Welcome to Our Nonprofit Site . . .

We are glad you found your way to our site. All images on this site are copyrighted, and if you want to use any of them, you need written permission from us. Enjoy our site! - Anne Copeland, Director

Friday, April 8, 2011

What Will Become of Us?

This is about the life of a physically challenged person. We hear about them in the news when a physically challenged person enters the Special Olympics and wins, or does some other amazing thing. But we rarely hear about the daily life of physically challenged people and the things they have to deal with daily. And I suspect that most people don't want to hear about it. It makes them very aware of their own vulnerability.

This little quilt is one of my early journal quilts. It is painted on a wholecloth ground.

For the physically challenged person, there is often isolation not just because of the challenge itself, but that of not being able to get out and connect with a wide network of people in many ways, something that we all likely take for granted. And there is another type of isolation that comes with having barely enough money to survive and having government regulations make it so hard for people who have any kind of challenge to work and earn money without losing their benefits.

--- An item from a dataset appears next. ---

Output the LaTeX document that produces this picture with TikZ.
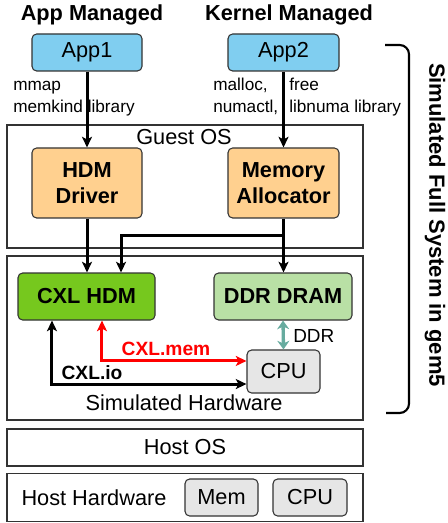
\documentclass[tikz,border=0pt]{standalone}
\usepackage{fontspec}
\setmainfont{Liberation Sans}
\usetikzlibrary{arrows.meta}
\definecolor{appblue}{HTML}{80CEF0}
\definecolor{osorange}{HTML}{FFD08F}
\definecolor{cxlgreen}{HTML}{76C81E}
\definecolor{ddrgreen}{HTML}{B9E0A5}
\definecolor{cpugray}{HTML}{E6E6E6}
\definecolor{ddrteal}{HTML}{67AB9F}
\definecolor{edgegray}{HTML}{333333}
\begin{document}
\begin{tikzpicture}[x=0.75pt,y=-0.75pt,
  bigtxt/.style={font=\fontsize{16.3}{19.5}\selectfont},
  bigbold/.style={font=\fontsize{16.3}{19.5}\selectfont\bfseries},
  lbl/.style={font=\fontsize{12.9}{15}\selectfont, anchor=base west, inner sep=0pt},
  layer/.style={draw=edgegray, line width=1pt, fill=white, inner sep=0pt},
  rbox/.style={draw=edgegray, line width=0.8pt, rounded corners=3.5pt, align=center, inner sep=0pt},
  conn/.style={line width=2.25pt, -{Stealth[length=8pt,width=7.5pt,inset=2pt]}},
  dbl/.style={line width=2.25pt, {Stealth[length=8pt,width=7.5pt,inset=2pt]}-{Stealth[length=8pt,width=7.5pt,inset=2pt]}}
]
\useasboundingbox (0,0) rectangle (447,523);

% layers
\node[layer, minimum width=267pt, minimum height=92.25pt] (guest) at (185,186.5) {};
\node[bigtxt] (guestlbl) at (184,137) {Guest OS};
\node[layer, minimum width=267pt, minimum height=123pt] (simhw) at (185,338) {};
\node[bigtxt] (simhwlbl) at (184,403) {Simulated Hardware};
\node[layer, minimum width=267pt, minimum height=27.75pt, bigtxt] (hostos) at (185,447.5) {Host OS};
\node[layer, minimum width=267pt, minimum height=36pt] (hosthw) at (185,497.5) {};
\node[bigtxt] (hosthwlbl) at (94,497.5) {Host Hardware};
\node[rbox, fill=cpugray, minimum width=54.75pt, minimum height=27.75pt, bigtxt] (mem) at (221.5,497.5) {Mem};
\node[rbox, fill=cpugray, minimum width=55.5pt, minimum height=27.75pt, bigtxt] (hcpu) at (310,497.5) {CPU};

% titles
\node[bigbold, anchor=base, inner sep=0pt] (t1) at (92,21) {App Managed};
\node[bigbold, anchor=base, inner sep=0pt] (t2) at (289,21) {Kernel Managed};

% apps
\node[rbox, fill=appblue, minimum width=82.5pt, minimum height=27.75pt, bigtxt] (app1) at (87,52.5) {App1};
\node[rbox, fill=appblue, minimum width=83.25pt, minimum height=27.75pt, bigtxt] (app2) at (283.5,52.5) {App2};

% labels
\node[lbl] (l1) at (13,91) {mmap};
\node[lbl] (l2) at (13,112.5) {memkind library};
\node[lbl] (l3) at (213,91) {malloc,};
\node[lbl] (l4) at (213,112.5) {numactl,};
\node[lbl] (l5) at (289,91) {free};
\node[lbl] (l6) at (289,112.5) {libnuma library};

% guest OS boxes
\node[rbox, fill=osorange, minimum width=82.5pt, minimum height=52.5pt, bigbold] (hdm) at (87,183) {HDM\\Driver};
\node[rbox, fill=osorange, minimum width=83.25pt, minimum height=52.5pt, bigbold] (alloc) at (283.5,183) {Memory\\Allocator};

% simulated hardware
\node[rbox, fill=cxlgreen, minimum width=102.75pt, minimum height=35.25pt, bigbold] (cxl) at (86.5,296.5) {CXL HDM};
\node[rbox, fill=ddrgreen, minimum width=103.5pt, minimum height=35.25pt, bigbold] (ddr) at (283,296.5) {DDR DRAM};
\node[rbox, fill=cpugray, minimum width=54.75pt, minimum height=32.25pt, bigtxt] (cpu) at (283.5,371.5) {CPU};

% connectors
\draw[conn] (app1.south) -- (hdm.north);
\draw[conn] (app2.south) -- (app2.south |- alloc.north);
\draw[conn] (hdm.south) -- (hdm.south |- cxl.north);
\draw[conn] (alloc.south) -- (alloc.south |- ddr.north);
\coordinate (brk) at (283.5,236);
\draw[conn] (brk) -| ([xshift=25.9pt]cxl.north);

\draw[dbl, red] ([xshift=11.6pt]cxl.south) |- ([yshift=7.9pt]cpu.west);
\draw[dbl, black] ([xshift=-25.9pt]cxl.south) |- ([yshift=-9.4pt]cpu.west);
\draw[line width=2.5pt, ddrteal, {Stealth[length=6.5pt,width=9pt,inset=2pt]}-{Stealth[length=6.5pt,width=9pt,inset=2pt]}]
  (ddr.south) -- (cpu.north);

\node[font=\fontsize{14.4}{16}\selectfont\bfseries, text=red] (memlbl) at (166,349) {CXL.mem};
\node[font=\fontsize{14.4}{16}\selectfont\bfseries] (iolbl) at (92,373) {CXL.io};
\node[font=\fontsize{14.2}{16}\selectfont, anchor=west, inner sep=0pt] (ddrlbl) at (293,336) {DDR};

% brace
\draw[line width=1.6pt, rounded corners=7pt] (385,45) -- (409,45) -- (409,413) -- (386,413);
\node[font=\fontsize{16.5}{19}\selectfont\bfseries, rotate=-90] (sys) at (435,225) {Simulated Full System in gem5};
\end{tikzpicture}
\end{document}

I think too that without the all important social connections, it is difficult to teach oneself how and what is needed to do in order to do one's art more easily. More time is needed to try to create ways to deal with certain issues that have to be addressed, like how to set up the working space so that the work can be done at least somewhat comfortably.

As funding gets cut more and more, I suspect that will serve to isolate more people with physical challenges as well. The economic disparity of the classes does seem to keep them very separated from each others social class as well as within their own social class.

It is my dream and hope that ALL physically/developmentally artists who really want to practice their art can do so without feeling that overpoweringly isolated.